Qu’y a-t-il en commun entre les « nouveaux talibans » et le Vlaams Belang ? Au minimum, une singulière propension à distiller mensonges et désinformation, avec un goût certain pour la mise en scène. Pendant que les uns scandent et tweetent qu’ils permettront aux femmes de travailler, les autres poussent à la délation envers « les profs, ces gauchistes ». Le deuxième point commun, nauséabond, réside dans cette attaque à la liberté de conscience et de pensée qui, si elle dévie de la norme érigée par ces fondamentalistes – ici la charia, là un programme d’extrême droite –, est vilipendée, avec un dédain affiché pour les principes démocratiques les plus élémentaires.
Pour les étudiantes de Kaboul, les portes des universités se referment en même temps que la pratique du sport et des activités professionnelles « trop en vue », alors que, dans nos universités, le cercle flamingant NSV, fréquenté par Tom depuis l’âge de 15 ans, on s’en souvient, ne craint pas le sexisme débridé et l’assignation des femmes à des rôles bien définis. Mais l’on peut aussi craindre les tentatives de mainmise sur les programmes, débats et opinions qui font la richesse de ces lieux de savoir si le parti extrémiste flamand devait atteindre le pouvoir. Tom Van Grieken l’affirmait sans détour en évoquant sa répulsion pour la rentrée scolaire voici un mois : « Mon dégoût a été exacerbé par les enseignants et les professeurs de gauche qui essaient d’incorporer leurs absurdités multiculturelles dans leurs cours en permanence. En 2024, nous allons présenter un projet de loi à tous ces enseignants gauchistes. » On ne peut pas dire que l’on n’aura pas été prévenu.e.s.
Troisième point commun entre ces intégristes : non, ils n’ont pas changé ! Si les jeunes nouveaux cadres du Vlaams Belang arborent des costumes de traders et ne lâchent pas leur smartphone d’un post, leurs idées et programmes fleurent toujours la « bête ». Et du côté des talibans, il n’aura pas fallu un mois pour comprendre que les femmes peuvent retourner à leurs fourneaux, éventuellement apporter le thé ou passer le balai dans les chefferies sans trébucher sur leur niqab, que les cours de musique n’auront plus lieu puisque l’académie a été détruite et que l’on peut compter sur la charia, un code juridique basé sur des coutumes d’un autre âge, pour guider le bon peuple.
Les sorties médiatiques de ces différents protagonistes ont eu lieu simultanément en septembre, d’où ce petit jeu des troublantes affinités.
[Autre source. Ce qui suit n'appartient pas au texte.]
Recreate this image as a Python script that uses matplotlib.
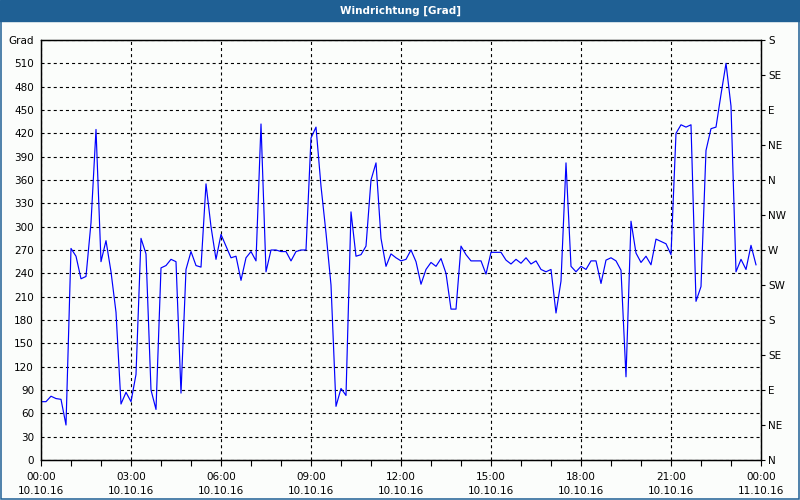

À ce stade, rangeons définitivement notre naïveté au placard, c’est une perte de temps. Il faut continuer à soutenir, sans dérogation aucune, les fondements de l’État de droit et les valeurs démocratiques. Il n’y a pas de recette miracle, mais l’école, l’université, l’éducation permanente, la presse libre demeurent nos principaux piliers à soutenir et à financer sans faille. L’extrémisme radical change rarement de peau.